I’m not going to spoil it, obviously, but it has so many twists and turns it’ll have you audibly gaping at what direction it’s taking, and you have to reread bits, so shocked at new developments. In fact, now I’ve finished it, I might reread it, knowing what I do now, I wonder if it would read differently.
Victoria is great at manipulating her storyline in order to manipulate the reader. You’re never 100% sure that what you’re reading is right, you don’t know who or what to trust or believe. It takes someone special to be able to write like that and it still be an entertaining and enjoyable read.
This isn’t a linear story. It has the main present timeline, which I suppose is linear, but it flashes back to before the incident, and straight after the incident. It’s a brilliant way of dropping clues and offering suspects. It builds up the tension which is exactly what you want for this genre of book.
It’s not always the easiest thing to read. There are some shocking scenes and topics that leave an unsavoury taste in your mouth, but they really help to increase the discomfort you feel at reading this story. And it makes you think about good vs evil: are people 100% one or the other, are there shades of both, can we truly know who another person is?

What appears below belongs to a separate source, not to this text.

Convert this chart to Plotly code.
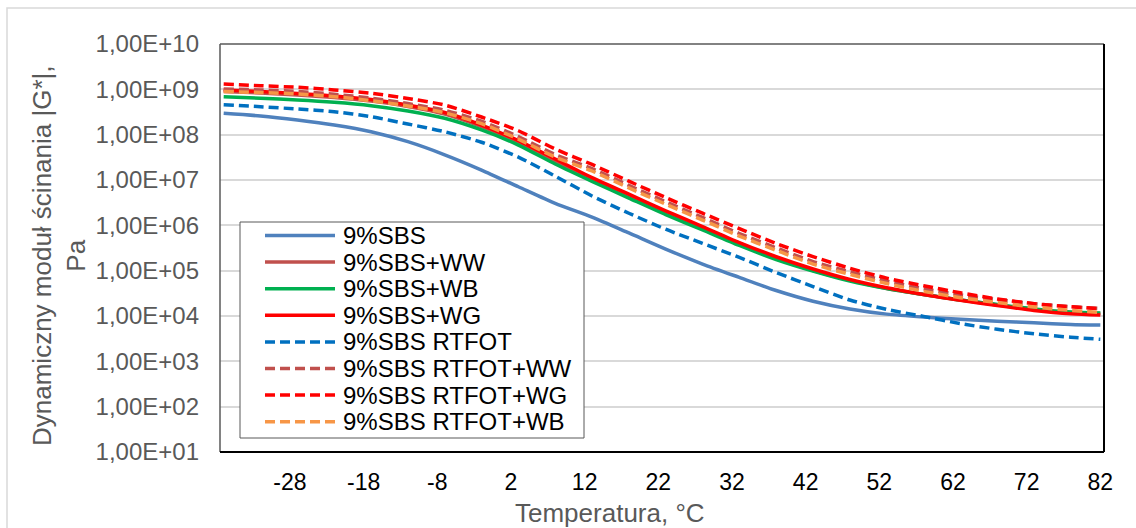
import plotly.graph_objects as go

# ---------------- data ----------------
temps = [-37, -32, -27, -22, -17, -12, -7, -2, 3, 8, 13, 18, 23, 28, 33, 38,
         43, 48, 53, 58, 63, 68, 73, 78, 82]

sbs = [2.96e8, 2.58e8, 2.1e8, 1.63e8, 1.16e8, 7.0e7, 3.6e7, 1.66e7, 7.1e6, 3.06e6,
       1.52e6, 6.8e5, 3.0e5, 1.4e5, 7.1e4, 3.65e4, 2.12e4, 1.43e4, 1.1e4, 9.5e3,
       8.5e3, 7.7e3, 7.1e3, 6.5e3, 6.3e3]
sbs_ww = [8.95e8, 8.3e8, 7.5e8, 6.6e8, 5.5e8, 4.2e8, 2.86e8, 1.51e8, 6.9e7, 2.62e7,
          1.03e7, 4.4e6, 1.89e6, 8.5e5, 3.78e5, 1.85e5, 1.01e5, 6.1e4, 4.04e4, 2.98e4,
          2.25e4, 1.75e4, 1.39e4, 1.19e4, 1.13e4]
sbs_wb = [6.88e8, 6.34e8, 5.82e8, 5.18e8, 4.36e8, 3.33e8, 2.3e8, 1.27e8, 5.9e7, 2.25e7,
          9.3e6, 4.0e6, 1.73e6, 7.9e5, 3.59e5, 1.76e5, 9.8e4, 5.9e4, 4.04e4, 2.98e4,
          2.25e4, 1.79e4, 1.43e4, 1.22e4, 1.16e4]
sbs_wg = [9.66e8, 8.95e8, 8.09e8, 7.13e8, 5.97e8, 4.51e8, 3.08e8, 1.63e8, 7.4e7, 2.9e7,
          1.13e7, 4.86e6, 2.09e6, 9.4e5, 4.18e5, 2.03e5, 1.09e5, 6.4e4, 4.2e4, 2.99e4,
          2.22e4, 1.7e4, 1.33e4, 1.12e4, 1.05e4]
rtfot = [4.58e8, 4.14e8, 3.68e8, 3.21e8, 2.49e8, 1.72e8, 1.16e8, 6.8e7, 3.2e7, 1.22e7,
         4.45e6, 1.85e6, 8.2e5, 4.0e5, 1.96e5, 9.1e4, 4.47e4, 2.25e4, 1.4e4, 9.8e3,
         6.8e3, 5.1e3, 4.05e3, 3.4e3, 3.06e3]
rtfot_ww = [1.02e9, 9.7e8, 8.95e8, 7.8e8, 6.4e8, 4.86e8, 3.46e8, 1.98e8, 9.1e7, 3.65e7,
            1.79e7, 7.6e6, 3.32e6, 1.49e6, 6.6e5, 3.19e5, 1.59e5, 9.4e4, 5.9e4, 4.0e4,
            2.93e4, 2.31e4, 1.87e4, 1.6e4, 1.48e4]
rtfot_wg = [1.31e9, 1.2e9, 1.11e9, 9.7e8, 8.2e8, 6.3e8, 4.5e8, 2.45e8, 1.22e8, 4.83e7,
            2.2e7, 9.4e6, 4.11e6, 1.85e6, 8.5e5, 3.97e5, 2.04e5, 1.13e5, 6.85e4, 4.66e4,
            3.25e4, 2.38e4, 1.87e4, 1.6e4, 1.45e4]
rtfot_wb = [8.95e8, 8.5e8, 7.9e8, 6.9e8, 5.6e8, 4.3e8, 3.05e8, 1.75e8, 8.0e7, 3.2e7,
            1.58e7, 6.7e6, 2.92e6, 1.31e6, 5.8e5, 2.81e5, 1.4e5, 8.3e4, 5.2e4, 3.5e4,
            2.54e4, 1.98e4, 1.58e4, 1.33e4, 1.2e4]

names = ["9%SBS", "9%SBS+WW", "9%SBS+WB", "9%SBS+WG", "9%SBS RTFOT",
         "9%SBS RTFOT+WW", "9%SBS RTFOT+WG", "9%SBS RTFOT+WB"]
series = [sbs, sbs_ww, sbs_wb, sbs_wg, rtfot, rtfot_ww, rtfot_wg, rtfot_wb]
colors = ["#4f81bd", "#c0504d", "#00b050", "#ff0000", "#0070c0",
          "#c0504d", "#ff0000", "#f79646"]
DASH = "10px,5px"
dashes = ["solid", "solid", "solid", "solid", DASH, DASH, DASH, DASH]

x_ticks = [-28, -18, -8, 2, 12, 22, 32, 42, 52, 62, 72, 82]
y_ticks = [10 ** k for k in range(1, 11)]
y_ticktext = ["1,00E+%02d" % k for k in range(1, 11)]

# ---------------- layout geometry (pixels) ----------------
W, H = 1136, 528
L, R, T, B = 220, 1104, 44, 452
PW, PH = R - L, B - T


def px(x):
    return (x - L) / PW


def py(y):
    return (B - y) / PH


FONT = "Liberation Sans, Arial, sans-serif"
LW = 3.5

fig = go.Figure()
for name, vals, col, dsh in zip(names, series, colors, dashes):
    fig.add_trace(go.Scatter(
        x=temps, y=vals, name=name, mode="lines",
        line=dict(color=col, width=LW, dash=dsh, shape="spline", smoothing=0.7),
        showlegend=False))

shapes = []
# outer chart frame
shapes.append(dict(type="rect", xref="paper", yref="paper", layer="below",
                   x0=px(7), x1=px(1170), y0=py(8), y1=py(570),
                   line=dict(color="#d9d9d9", width=1.5)))
# plot border
shapes.append(dict(type="line", xref="paper", yref="paper", x0=0, x1=1, y0=1, y1=1,
                   line=dict(color="#595959", width=1.5)))
shapes.append(dict(type="line", xref="paper", yref="paper", x0=0, x1=0, y0=0, y1=1,
                   line=dict(color="#595959", width=1.5)))
shapes.append(dict(type="line", xref="paper", yref="paper", x0=0, x1=1, y0=0, y1=0,
                   line=dict(color="#000000", width=2)))
shapes.append(dict(type="line", xref="paper", yref="paper", x0=1, x1=1, y0=0, y1=1,
                   line=dict(color="#000000", width=2)))

# legend box (drawn manually to match Excel's compact legend)
shapes.append(dict(type="rect", xref="paper", yref="paper", layer="above",
                   x0=px(240), x1=px(584), y0=py(438), y1=py(222),
                   fillcolor="white", line=dict(color="#595959", width=1)))
annotations = []
for i, (name, col, dsh) in enumerate(zip(names, colors, dashes)):
    yc = 235.5 + i * 26.6
    shapes.append(dict(type="line", xref="paper", yref="paper", layer="above",
                       x0=px(265), x1=px(335), y0=py(yc), y1=py(yc),
                       line=dict(color=col, width=LW, dash=dsh)))
    annotations.append(dict(xref="paper", yref="paper", x=px(341), y=py(yc),
                            xanchor="left", yanchor="middle", showarrow=False,
                            text=name, font=dict(family=FONT, size=24, color="#000000")))

# axis titles
annotations.append(dict(xref="paper", yref="paper", x=px(610), y=py(513),
                        xanchor="center", yanchor="middle", showarrow=False,
                        text="Temperatura, °C",
                        font=dict(family=FONT, size=26, color="#595959")))
annotations.append(dict(xref="paper", yref="paper", x=px(59), y=py(256),
                        xanchor="center", yanchor="middle", showarrow=False,
                        textangle=-90,
                        text="Dynamiczny moduł ścinania |G*|,<br>Pa",
                        font=dict(family=FONT, size=26, color="#595959")))

fig.update_layout(
    width=W, height=H,
    margin=dict(l=L, r=W - R, t=T, b=H - B, pad=0),
    paper_bgcolor="white", plot_bgcolor="white",
    font=dict(family=FONT),
    showlegend=False,
    shapes=shapes, annotations=annotations,
    xaxis=dict(range=[-37.5, 82.5], tickmode="array", tickvals=x_ticks,
               ticktext=[str(t) for t in x_ticks], showgrid=False, zeroline=False,
               showline=False, ticks="", ticklabelstandoff=14,
               tickfont=dict(family=FONT, size=23, color="#000000")),
    yaxis=dict(type="log", range=[1, 10], tickmode="array", tickvals=y_ticks,
               ticktext=y_ticktext, showgrid=True, gridcolor="#d9d9d9", gridwidth=1.5,
               zeroline=False, showline=False, ticks="", ticklabelstandoff=20,
               tickfont=dict(family=FONT, size=24, color="#595959")),
)

fig.write_html("out.html")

This is more than a missing-person as such. It has such depth. It’s a lost child mystery, a murder mystery, a psychological thriller. It really makes you question everyone and everything.
It is brilliantly created with the perfect pacing, fabulous characters, a thrilling plot, and a shocking conclusion. Considering how thrilling and topsy turvy it is, it is a really easy read. I read it in just two sittings. It flows off the page and you’re just constantly eager for more, more. more.
This may only be the second book of hers I have read, but she’s definitely up there with the best thriller writers around, and she’ll be one that I keep an eye out for, when it comes to new books to read.